PROVIDED DATA
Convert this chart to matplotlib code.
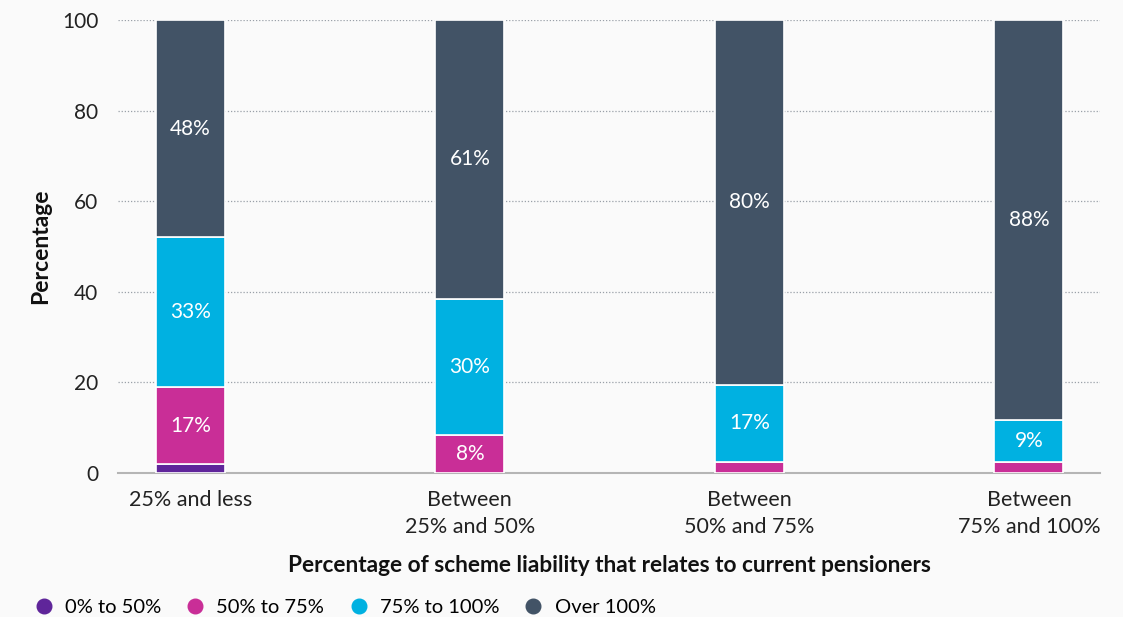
import matplotlib.pyplot as plt
from matplotlib.lines import Line2D

categories = ["25% and less", "Between\n25% and 50%", "Between\n50% and 75%", "Between\n75% and 100%"]
series_names = ["0% to 50%", "50% to 75%", "75% to 100%", "Over 100%"]
share_0_50 = [1.9, 0.0, 0.0, 0.0]
share_50_75 = [17.1, 8.4, 2.5, 2.4]
share_75_100 = [33.0, 30.1, 17.0, 9.2]
share_over_100 = [48.0, 61.45, 80.49, 88.4]
colors = ["#5f259a", "#c92e97", "#00b1e1", "#425366"]

plt.rcParams['font.family'] = ['Lato', 'DejaVu Sans']

fig = plt.figure(figsize=(11.23, 6.17), dpi=100)
fig.patch.set_facecolor("#fafafa")
ax = fig.add_axes([0.105, 0.2334, 0.8745, 0.7342])
ax.set_facecolor("#fafafa")

x = list(range(len(categories)))
width = 0.247
bottom = [0.0] * len(categories)
for values, name, color in zip([share_0_50, share_50_75, share_75_100, share_over_100], series_names, colors):
    ax.bar(x, values, width, bottom=bottom, color=color, edgecolor="white", linewidth=1.2, zorder=3)
    for i, v in enumerate(values):
        if v >= 5:
            ax.text(x[i], bottom[i] + v / 2, "%.0f%%" % v, ha="center", va="center",
                    color="white", fontsize=15, zorder=4)
    bottom = [b + v for b, v in zip(bottom, values)]

ax.set_xlim(-0.259, 3.254)
ax.set_ylim(0, 100)
ax.set_yticks([0, 20, 40, 60, 80, 100])
ax.set_xticks(x)
ax.set_xticklabels(categories, fontsize=15.5, color="#222222", linespacing=1.45)
ax.tick_params(axis="y", labelsize=15, colors="#222222", length=0, pad=14)
ax.tick_params(axis="x", length=0, pad=12)
ax.grid(axis="y", linestyle=(0, (1, 1.5)), color="#9aa0a8", linewidth=0.9, zorder=0)
for side in ["top", "right", "left"]:
    ax.spines[side].set_visible(False)
ax.spines["bottom"].set_color("#b5b5b5")
ax.spines["bottom"].set_linewidth(1.5)

ax.set_ylabel("Percentage", fontsize=16.5, fontweight="bold", color="#111111", labelpad=8)
ax.set_xlabel("Percentage of scheme liability that relates to current pensioners",
              fontsize=16.3, fontweight="bold", color="#111111", labelpad=13)

handles = [Line2D([0], [0], marker="o", linestyle="", markersize=10.5, markerfacecolor=c,
                  markeredgecolor=c) for c in colors]
fig.legend(handles, series_names, loc="lower left", bbox_to_anchor=(0.012, -0.028), ncol=4,
           frameon=False, fontsize=14.5, handletextpad=0.45, columnspacing=1.1,
           handlelength=1.2)

fig.savefig("out.png", dpi=100, facecolor=fig.get_facecolor())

WORK INSTRUCTIONS
Output an exact copy of the material, with the pictures removed.

WRITTEN RESPONSE
Convert this chart to matplotlib code.
import matplotlib.pyplot as plt
from matplotlib.lines import Line2D

categories = ["25% and less", "Between\n25% and 50%", "Between\n50% and 75%", "Between\n75% and 100%"]
series_names = ["0% to 50%", "50% to 75%", "75% to 100%", "Over 100%"]
share_0_50 = [1.9, 0.0, 0.0, 0.0]
share_50_75 = [17.1, 8.4, 2.5, 2.4]
share_75_100 = [33.0, 30.1, 17.0, 9.2]
share_over_100 = [48.0, 61.45, 80.49, 88.4]
colors = ["#5f259a", "#c92e97", "#00b1e1", "#425366"]

plt.rcParams['font.family'] = ['Lato', 'DejaVu Sans']

fig = plt.figure(figsize=(11.23, 6.17), dpi=100)
fig.patch.set_facecolor("#fafafa")
ax = fig.add_axes([0.105, 0.2334, 0.8745, 0.7342])
ax.set_facecolor("#fafafa")

x = list(range(len(categories)))
width = 0.247
bottom = [0.0] * len(categories)
for values, name, color in zip([share_0_50, share_50_75, share_75_100, share_over_100], series_names, colors):
    ax.bar(x, values, width, bottom=bottom, color=color, edgecolor="white", linewidth=1.2, zorder=3)
    for i, v in enumerate(values):
        if v >= 5:
            ax.text(x[i], bottom[i] + v / 2, "%.0f%%" % v, ha="center", va="center",
                    color="white", fontsize=15, zorder=4)
    bottom = [b + v for b, v in zip(bottom, values)]

ax.set_xlim(-0.259, 3.254)
ax.set_ylim(0, 100)
ax.set_yticks([0, 20, 40, 60, 80, 100])
ax.set_xticks(x)
ax.set_xticklabels(categories, fontsize=15.5, color="#222222", linespacing=1.45)
ax.tick_params(axis="y", labelsize=15, colors="#222222", length=0, pad=14)
ax.tick_params(axis="x", length=0, pad=12)
ax.grid(axis="y", linestyle=(0, (1, 1.5)), color="#9aa0a8", linewidth=0.9, zorder=0)
for side in ["top", "right", "left"]:
    ax.spines[side].set_visible(False)
ax.spines["bottom"].set_color("#b5b5b5")
ax.spines["bottom"].set_linewidth(1.5)

ax.set_ylabel("Percentage", fontsize=16.5, fontweight="bold", color="#111111", labelpad=8)
ax.set_xlabel("Percentage of scheme liability that relates to current pensioners",
              fontsize=16.3, fontweight="bold", color="#111111", labelpad=13)

handles = [Line2D([0], [0], marker="o", linestyle="", markersize=10.5, markerfacecolor=c,
                  markeredgecolor=c) for c in colors]
fig.legend(handles, series_names, loc="lower left", bbox_to_anchor=(0.012, -0.028), ncol=4,
           frameon=False, fontsize=14.5, handletextpad=0.45, columnspacing=1.1,
           handlelength=1.2)

fig.savefig("out.png", dpi=100, facecolor=fig.get_facecolor())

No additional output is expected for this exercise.